## GIVEN ENTRIES
◇ ◇ ◇ ◇
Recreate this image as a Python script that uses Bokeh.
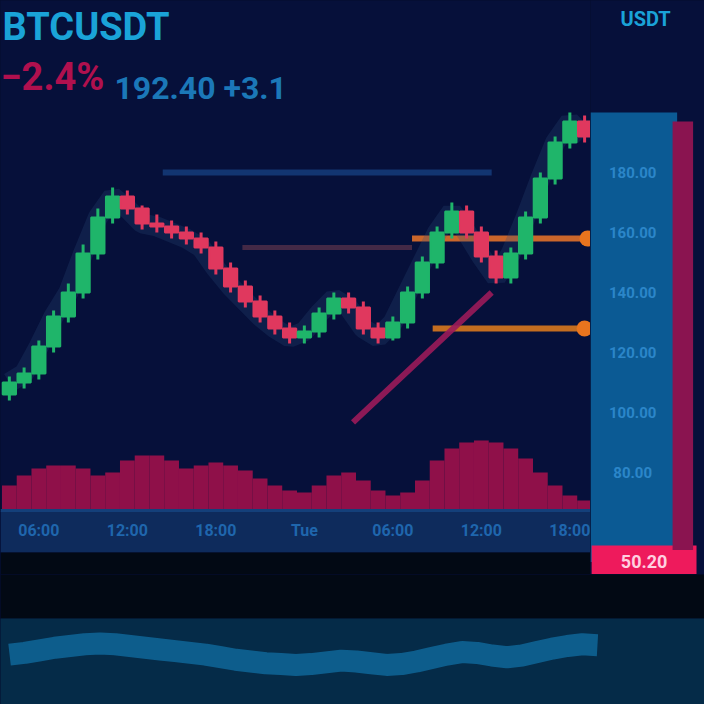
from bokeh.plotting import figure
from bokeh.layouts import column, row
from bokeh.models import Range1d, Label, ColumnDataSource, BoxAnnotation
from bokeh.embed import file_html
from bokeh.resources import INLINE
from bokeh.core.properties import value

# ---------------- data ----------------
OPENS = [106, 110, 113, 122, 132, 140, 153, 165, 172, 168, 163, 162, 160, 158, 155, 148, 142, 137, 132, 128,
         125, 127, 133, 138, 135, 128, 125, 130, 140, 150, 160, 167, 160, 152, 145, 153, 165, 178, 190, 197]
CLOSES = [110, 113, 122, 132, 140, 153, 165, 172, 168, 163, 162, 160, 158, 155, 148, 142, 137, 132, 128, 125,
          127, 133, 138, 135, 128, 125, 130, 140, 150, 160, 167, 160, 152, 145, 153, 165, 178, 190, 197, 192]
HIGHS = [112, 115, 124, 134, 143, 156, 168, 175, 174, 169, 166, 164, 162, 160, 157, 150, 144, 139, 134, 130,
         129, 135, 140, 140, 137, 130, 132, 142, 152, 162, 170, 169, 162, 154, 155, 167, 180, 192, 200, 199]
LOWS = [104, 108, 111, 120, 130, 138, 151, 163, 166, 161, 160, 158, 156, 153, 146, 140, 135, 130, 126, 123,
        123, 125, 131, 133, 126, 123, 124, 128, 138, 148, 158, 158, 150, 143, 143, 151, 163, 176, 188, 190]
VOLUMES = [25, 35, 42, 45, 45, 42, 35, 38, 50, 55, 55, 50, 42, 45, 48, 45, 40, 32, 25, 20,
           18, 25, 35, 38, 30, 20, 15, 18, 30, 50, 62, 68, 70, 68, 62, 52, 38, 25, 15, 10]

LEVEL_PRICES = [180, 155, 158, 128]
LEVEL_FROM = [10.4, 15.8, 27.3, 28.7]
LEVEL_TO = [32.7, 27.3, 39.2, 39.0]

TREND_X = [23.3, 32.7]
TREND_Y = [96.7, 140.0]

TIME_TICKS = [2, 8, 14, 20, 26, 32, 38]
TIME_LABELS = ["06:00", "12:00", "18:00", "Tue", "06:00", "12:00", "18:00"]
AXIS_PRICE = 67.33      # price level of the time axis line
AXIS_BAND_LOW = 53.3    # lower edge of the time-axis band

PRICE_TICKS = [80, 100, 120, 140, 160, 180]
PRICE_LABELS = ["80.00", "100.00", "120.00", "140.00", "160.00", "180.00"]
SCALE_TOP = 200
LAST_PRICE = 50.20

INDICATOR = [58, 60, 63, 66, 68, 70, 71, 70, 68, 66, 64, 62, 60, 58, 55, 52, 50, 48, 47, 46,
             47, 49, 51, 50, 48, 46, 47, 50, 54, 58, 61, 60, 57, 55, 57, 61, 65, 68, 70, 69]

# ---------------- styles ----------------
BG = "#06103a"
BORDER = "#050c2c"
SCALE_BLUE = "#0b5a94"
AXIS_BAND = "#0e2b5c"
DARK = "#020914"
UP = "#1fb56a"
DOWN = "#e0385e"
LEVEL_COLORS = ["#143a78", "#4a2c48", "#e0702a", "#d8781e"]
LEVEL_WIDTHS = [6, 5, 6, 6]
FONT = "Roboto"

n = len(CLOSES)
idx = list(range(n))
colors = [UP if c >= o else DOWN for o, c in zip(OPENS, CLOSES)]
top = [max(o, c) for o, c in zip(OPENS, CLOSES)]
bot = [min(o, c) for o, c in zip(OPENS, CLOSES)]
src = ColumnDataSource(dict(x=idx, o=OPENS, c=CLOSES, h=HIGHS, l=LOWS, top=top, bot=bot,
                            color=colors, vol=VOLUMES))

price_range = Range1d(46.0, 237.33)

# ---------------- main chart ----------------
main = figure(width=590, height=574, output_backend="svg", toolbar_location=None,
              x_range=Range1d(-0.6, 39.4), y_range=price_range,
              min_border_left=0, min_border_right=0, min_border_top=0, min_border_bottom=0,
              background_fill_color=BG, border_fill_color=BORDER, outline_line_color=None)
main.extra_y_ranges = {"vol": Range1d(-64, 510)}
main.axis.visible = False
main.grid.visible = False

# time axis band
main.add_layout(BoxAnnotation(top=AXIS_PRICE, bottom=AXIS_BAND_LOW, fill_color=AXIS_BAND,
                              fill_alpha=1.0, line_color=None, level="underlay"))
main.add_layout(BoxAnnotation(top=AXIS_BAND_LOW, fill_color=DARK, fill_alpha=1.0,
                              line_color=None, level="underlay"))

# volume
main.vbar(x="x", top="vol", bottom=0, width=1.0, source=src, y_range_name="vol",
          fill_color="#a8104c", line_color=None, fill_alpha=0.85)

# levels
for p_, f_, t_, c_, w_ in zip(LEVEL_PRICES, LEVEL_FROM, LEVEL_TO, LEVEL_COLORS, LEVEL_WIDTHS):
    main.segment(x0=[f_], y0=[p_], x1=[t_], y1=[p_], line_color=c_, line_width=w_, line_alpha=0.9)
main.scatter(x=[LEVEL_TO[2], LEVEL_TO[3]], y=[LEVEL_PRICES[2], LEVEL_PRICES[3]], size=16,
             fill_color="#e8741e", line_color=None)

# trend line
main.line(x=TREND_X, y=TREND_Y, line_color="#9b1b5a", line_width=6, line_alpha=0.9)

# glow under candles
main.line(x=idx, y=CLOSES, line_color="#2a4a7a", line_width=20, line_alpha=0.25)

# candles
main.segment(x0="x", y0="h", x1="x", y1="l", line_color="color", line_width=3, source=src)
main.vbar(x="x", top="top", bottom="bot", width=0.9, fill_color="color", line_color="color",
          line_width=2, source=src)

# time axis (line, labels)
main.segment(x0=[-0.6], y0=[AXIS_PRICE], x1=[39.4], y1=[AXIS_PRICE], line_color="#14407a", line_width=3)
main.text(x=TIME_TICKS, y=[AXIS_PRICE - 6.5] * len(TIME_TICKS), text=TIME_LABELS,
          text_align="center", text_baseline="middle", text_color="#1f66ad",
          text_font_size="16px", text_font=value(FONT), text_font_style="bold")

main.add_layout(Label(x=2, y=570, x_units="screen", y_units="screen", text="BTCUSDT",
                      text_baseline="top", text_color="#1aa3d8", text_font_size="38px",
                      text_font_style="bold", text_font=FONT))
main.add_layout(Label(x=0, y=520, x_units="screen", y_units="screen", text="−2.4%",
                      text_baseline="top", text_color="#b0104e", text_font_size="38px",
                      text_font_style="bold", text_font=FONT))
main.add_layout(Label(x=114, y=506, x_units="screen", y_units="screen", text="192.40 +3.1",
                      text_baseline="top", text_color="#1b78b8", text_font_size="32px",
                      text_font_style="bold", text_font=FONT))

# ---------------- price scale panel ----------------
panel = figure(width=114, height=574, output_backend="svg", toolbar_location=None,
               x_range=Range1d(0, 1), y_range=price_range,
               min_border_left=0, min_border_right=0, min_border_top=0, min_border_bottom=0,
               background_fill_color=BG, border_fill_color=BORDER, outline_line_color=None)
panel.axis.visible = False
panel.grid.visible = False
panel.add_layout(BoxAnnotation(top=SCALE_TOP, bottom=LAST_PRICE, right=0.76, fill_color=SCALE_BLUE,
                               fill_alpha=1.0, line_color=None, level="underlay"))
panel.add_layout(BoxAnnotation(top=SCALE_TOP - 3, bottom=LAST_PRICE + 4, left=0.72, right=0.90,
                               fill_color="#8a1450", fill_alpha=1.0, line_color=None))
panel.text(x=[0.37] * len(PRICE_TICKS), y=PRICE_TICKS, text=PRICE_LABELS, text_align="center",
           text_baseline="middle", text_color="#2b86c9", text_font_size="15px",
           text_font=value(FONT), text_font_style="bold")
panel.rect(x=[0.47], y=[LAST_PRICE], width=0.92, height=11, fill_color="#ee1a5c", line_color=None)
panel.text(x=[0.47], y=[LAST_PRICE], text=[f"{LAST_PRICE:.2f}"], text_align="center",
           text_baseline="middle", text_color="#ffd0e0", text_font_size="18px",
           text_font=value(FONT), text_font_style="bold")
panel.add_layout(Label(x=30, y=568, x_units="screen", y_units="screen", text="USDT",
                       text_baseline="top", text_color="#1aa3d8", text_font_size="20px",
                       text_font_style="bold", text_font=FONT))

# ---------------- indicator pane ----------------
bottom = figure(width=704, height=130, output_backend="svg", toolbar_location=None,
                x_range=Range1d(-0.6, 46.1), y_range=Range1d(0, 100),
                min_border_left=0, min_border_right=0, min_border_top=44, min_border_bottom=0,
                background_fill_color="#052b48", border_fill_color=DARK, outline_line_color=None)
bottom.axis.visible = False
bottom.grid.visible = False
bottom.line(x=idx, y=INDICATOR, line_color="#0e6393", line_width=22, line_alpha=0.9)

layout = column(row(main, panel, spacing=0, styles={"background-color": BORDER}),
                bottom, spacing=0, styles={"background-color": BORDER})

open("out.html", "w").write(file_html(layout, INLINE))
◇ ◇ ◇ ◇
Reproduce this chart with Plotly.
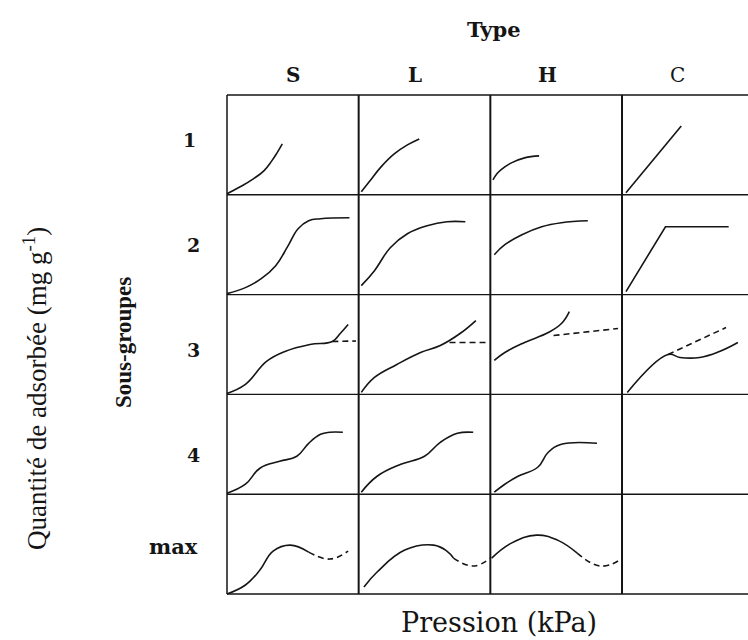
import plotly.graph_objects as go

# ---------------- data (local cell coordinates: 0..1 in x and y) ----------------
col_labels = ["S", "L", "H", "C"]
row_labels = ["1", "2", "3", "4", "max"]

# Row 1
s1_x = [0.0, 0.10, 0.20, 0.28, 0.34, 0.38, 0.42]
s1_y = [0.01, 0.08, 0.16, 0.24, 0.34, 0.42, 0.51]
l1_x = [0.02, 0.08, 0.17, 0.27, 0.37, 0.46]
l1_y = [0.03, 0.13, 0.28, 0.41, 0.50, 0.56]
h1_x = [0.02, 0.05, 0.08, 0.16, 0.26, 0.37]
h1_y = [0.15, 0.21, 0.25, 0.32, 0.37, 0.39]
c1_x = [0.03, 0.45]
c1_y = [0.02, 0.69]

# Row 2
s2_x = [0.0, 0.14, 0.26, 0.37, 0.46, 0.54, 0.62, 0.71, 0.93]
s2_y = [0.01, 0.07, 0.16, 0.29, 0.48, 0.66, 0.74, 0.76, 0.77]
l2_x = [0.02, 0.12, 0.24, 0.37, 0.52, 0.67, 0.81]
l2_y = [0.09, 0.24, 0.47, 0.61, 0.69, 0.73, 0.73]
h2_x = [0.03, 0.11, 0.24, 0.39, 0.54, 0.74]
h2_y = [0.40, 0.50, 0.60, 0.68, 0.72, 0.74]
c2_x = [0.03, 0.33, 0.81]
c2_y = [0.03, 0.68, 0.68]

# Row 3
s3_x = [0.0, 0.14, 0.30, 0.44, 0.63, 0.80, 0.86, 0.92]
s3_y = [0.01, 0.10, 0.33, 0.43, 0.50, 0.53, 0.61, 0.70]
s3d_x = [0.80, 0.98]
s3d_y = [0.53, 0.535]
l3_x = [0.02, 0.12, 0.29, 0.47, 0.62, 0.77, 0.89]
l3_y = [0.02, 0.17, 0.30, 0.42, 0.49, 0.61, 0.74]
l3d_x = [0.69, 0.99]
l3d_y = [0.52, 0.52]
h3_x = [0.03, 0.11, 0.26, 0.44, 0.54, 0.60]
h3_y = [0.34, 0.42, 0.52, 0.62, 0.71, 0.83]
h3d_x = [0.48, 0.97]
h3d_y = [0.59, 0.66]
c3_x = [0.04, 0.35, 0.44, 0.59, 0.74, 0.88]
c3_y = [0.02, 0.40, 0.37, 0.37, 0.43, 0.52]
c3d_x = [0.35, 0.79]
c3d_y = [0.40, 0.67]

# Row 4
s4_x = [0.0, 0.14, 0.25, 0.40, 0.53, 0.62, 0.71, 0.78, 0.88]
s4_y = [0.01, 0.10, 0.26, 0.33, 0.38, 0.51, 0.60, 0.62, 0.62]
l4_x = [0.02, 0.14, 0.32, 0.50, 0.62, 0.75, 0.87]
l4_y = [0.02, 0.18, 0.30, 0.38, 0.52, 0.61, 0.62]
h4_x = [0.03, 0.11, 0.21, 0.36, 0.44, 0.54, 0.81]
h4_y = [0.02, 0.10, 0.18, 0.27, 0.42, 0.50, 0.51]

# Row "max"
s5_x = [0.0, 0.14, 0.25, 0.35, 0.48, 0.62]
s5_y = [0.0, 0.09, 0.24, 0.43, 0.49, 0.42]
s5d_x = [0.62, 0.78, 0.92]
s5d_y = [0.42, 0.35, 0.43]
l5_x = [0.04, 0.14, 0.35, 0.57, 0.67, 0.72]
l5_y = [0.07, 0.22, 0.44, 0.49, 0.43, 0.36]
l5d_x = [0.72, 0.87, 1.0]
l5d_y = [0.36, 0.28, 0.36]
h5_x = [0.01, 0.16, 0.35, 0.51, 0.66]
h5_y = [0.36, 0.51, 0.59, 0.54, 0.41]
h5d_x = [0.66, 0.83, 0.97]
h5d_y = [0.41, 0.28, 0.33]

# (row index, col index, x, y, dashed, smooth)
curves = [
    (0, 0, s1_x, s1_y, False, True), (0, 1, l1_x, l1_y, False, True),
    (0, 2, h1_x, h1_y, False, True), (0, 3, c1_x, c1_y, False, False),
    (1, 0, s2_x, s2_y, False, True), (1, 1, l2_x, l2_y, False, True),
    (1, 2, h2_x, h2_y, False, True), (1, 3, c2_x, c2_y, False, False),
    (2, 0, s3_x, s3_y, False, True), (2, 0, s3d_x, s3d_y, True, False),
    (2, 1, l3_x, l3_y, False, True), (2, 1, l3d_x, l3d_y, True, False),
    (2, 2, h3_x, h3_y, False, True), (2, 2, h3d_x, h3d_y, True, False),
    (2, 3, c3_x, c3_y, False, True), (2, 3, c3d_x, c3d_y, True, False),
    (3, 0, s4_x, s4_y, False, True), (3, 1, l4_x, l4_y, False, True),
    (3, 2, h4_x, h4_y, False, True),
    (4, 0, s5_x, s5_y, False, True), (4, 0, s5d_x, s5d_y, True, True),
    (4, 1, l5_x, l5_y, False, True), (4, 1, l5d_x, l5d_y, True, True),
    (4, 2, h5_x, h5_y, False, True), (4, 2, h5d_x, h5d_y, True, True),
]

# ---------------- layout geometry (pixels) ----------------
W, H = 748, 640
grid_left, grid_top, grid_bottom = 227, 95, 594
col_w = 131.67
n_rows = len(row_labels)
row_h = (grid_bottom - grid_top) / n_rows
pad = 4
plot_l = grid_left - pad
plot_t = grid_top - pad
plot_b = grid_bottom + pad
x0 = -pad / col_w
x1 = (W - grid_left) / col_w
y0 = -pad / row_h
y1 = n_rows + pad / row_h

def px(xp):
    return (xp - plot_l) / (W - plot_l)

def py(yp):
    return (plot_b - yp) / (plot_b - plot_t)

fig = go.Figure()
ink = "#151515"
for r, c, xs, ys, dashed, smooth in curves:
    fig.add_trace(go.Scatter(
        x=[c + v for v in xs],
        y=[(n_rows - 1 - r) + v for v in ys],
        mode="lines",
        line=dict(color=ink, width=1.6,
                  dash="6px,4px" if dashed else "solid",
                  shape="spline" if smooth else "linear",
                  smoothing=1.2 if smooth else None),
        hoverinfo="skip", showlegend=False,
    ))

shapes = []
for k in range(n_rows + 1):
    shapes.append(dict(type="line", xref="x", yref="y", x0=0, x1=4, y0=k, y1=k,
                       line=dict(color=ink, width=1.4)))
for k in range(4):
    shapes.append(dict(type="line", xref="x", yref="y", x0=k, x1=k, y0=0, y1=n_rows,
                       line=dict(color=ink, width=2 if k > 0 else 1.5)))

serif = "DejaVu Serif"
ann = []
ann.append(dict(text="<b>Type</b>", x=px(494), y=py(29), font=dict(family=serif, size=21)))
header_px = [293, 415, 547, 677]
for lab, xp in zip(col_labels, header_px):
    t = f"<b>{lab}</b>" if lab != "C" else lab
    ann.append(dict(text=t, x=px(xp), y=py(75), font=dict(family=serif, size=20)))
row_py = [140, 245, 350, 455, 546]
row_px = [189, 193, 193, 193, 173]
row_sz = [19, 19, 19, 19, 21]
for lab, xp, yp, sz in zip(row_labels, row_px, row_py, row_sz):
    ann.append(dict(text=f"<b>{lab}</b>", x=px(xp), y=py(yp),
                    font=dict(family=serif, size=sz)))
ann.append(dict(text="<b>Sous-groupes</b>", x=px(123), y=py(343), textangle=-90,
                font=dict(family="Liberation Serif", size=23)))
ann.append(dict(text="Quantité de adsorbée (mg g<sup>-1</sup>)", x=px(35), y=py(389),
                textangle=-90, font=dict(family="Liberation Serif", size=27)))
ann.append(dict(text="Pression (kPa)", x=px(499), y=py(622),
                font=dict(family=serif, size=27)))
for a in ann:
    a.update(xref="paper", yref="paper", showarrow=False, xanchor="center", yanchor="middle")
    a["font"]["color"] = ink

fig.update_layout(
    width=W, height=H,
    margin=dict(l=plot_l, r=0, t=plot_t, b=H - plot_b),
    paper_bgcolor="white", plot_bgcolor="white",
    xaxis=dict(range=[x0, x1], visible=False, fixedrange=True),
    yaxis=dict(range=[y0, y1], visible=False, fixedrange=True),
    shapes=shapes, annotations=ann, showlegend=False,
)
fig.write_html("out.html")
◇ ◇ ◇ ◇
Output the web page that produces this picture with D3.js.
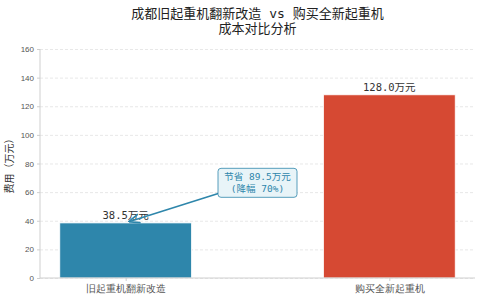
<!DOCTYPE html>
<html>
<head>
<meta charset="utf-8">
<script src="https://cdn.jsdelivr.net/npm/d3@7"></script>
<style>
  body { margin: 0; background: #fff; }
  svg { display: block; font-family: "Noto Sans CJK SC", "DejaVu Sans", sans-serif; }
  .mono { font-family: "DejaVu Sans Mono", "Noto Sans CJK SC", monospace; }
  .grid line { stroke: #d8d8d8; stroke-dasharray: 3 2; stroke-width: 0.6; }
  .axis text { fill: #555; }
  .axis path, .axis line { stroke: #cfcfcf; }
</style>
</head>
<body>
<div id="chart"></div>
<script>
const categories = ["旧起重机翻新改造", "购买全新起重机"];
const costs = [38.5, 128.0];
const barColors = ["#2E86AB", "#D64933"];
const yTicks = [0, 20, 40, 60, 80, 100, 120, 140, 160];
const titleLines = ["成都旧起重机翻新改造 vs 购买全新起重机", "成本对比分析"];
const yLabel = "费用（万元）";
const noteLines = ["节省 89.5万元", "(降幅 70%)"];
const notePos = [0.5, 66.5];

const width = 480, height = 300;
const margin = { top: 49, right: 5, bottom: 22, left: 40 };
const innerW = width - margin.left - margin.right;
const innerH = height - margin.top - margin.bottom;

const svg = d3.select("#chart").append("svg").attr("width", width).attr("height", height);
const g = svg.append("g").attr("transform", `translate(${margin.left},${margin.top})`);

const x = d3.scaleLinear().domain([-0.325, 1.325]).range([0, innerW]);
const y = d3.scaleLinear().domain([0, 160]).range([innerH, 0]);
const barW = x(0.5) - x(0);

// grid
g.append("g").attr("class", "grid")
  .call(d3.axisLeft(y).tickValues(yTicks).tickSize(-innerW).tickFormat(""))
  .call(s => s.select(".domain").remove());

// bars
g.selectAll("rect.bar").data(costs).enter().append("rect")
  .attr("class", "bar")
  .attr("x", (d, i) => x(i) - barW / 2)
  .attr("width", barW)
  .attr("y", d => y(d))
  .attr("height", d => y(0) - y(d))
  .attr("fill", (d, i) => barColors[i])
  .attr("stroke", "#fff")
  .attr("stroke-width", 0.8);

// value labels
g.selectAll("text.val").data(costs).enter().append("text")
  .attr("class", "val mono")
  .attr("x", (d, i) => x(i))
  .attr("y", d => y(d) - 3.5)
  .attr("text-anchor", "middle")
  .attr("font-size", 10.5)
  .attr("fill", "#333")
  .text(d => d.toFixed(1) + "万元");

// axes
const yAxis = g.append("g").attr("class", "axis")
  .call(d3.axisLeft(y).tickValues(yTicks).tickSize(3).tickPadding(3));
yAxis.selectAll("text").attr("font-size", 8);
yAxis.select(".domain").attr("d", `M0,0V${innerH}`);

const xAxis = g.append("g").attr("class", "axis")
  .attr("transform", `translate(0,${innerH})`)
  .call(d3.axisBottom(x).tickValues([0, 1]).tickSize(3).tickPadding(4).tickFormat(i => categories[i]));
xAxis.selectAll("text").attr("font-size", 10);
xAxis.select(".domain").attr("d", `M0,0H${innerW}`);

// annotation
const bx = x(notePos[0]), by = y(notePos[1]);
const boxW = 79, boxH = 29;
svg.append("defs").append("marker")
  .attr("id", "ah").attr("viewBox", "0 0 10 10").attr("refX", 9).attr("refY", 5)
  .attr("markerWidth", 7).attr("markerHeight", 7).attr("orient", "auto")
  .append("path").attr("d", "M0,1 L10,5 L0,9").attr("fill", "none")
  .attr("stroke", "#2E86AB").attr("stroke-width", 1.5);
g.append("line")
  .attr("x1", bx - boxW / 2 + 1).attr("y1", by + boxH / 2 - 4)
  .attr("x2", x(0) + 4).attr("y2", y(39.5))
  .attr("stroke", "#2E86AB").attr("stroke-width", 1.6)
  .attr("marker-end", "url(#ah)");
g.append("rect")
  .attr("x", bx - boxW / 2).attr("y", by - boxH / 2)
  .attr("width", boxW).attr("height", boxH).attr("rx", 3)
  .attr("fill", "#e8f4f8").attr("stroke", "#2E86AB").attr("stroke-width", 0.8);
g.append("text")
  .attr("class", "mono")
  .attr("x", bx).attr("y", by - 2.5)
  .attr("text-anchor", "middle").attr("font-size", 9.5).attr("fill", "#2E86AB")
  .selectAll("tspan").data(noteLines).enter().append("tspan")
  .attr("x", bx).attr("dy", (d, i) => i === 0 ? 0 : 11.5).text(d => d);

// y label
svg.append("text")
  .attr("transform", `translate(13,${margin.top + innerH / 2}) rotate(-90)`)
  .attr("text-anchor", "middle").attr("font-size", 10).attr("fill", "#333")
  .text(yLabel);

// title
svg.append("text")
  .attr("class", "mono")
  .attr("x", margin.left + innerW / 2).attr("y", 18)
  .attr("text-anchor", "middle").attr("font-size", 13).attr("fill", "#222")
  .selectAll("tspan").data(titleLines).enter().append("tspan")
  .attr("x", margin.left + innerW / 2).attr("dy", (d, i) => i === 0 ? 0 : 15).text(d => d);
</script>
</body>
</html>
◇ ◇ ◇ ◇
## REQUIREMENTS
Among the records above, locate the line containing "Reproduce this chart with Plotly." and the line containing "c1_y = [0.02, 0.69]", then transcribe exactly the lines starting at the first and ending at the second, with no pictures.

## TASK RESULT
Reproduce this chart with Plotly.
import plotly.graph_objects as go

# ---------------- data (local cell coordinates: 0..1 in x and y) ----------------
col_labels = ["S", "L", "H", "C"]
row_labels = ["1", "2", "3", "4", "max"]

# Row 1
s1_x = [0.0, 0.10, 0.20, 0.28, 0.34, 0.38, 0.42]
s1_y = [0.01, 0.08, 0.16, 0.24, 0.34, 0.42, 0.51]
l1_x = [0.02, 0.08, 0.17, 0.27, 0.37, 0.46]
l1_y = [0.03, 0.13, 0.28, 0.41, 0.50, 0.56]
h1_x = [0.02, 0.05, 0.08, 0.16, 0.26, 0.37]
h1_y = [0.15, 0.21, 0.25, 0.32, 0.37, 0.39]
c1_x = [0.03, 0.45]
c1_y = [0.02, 0.69]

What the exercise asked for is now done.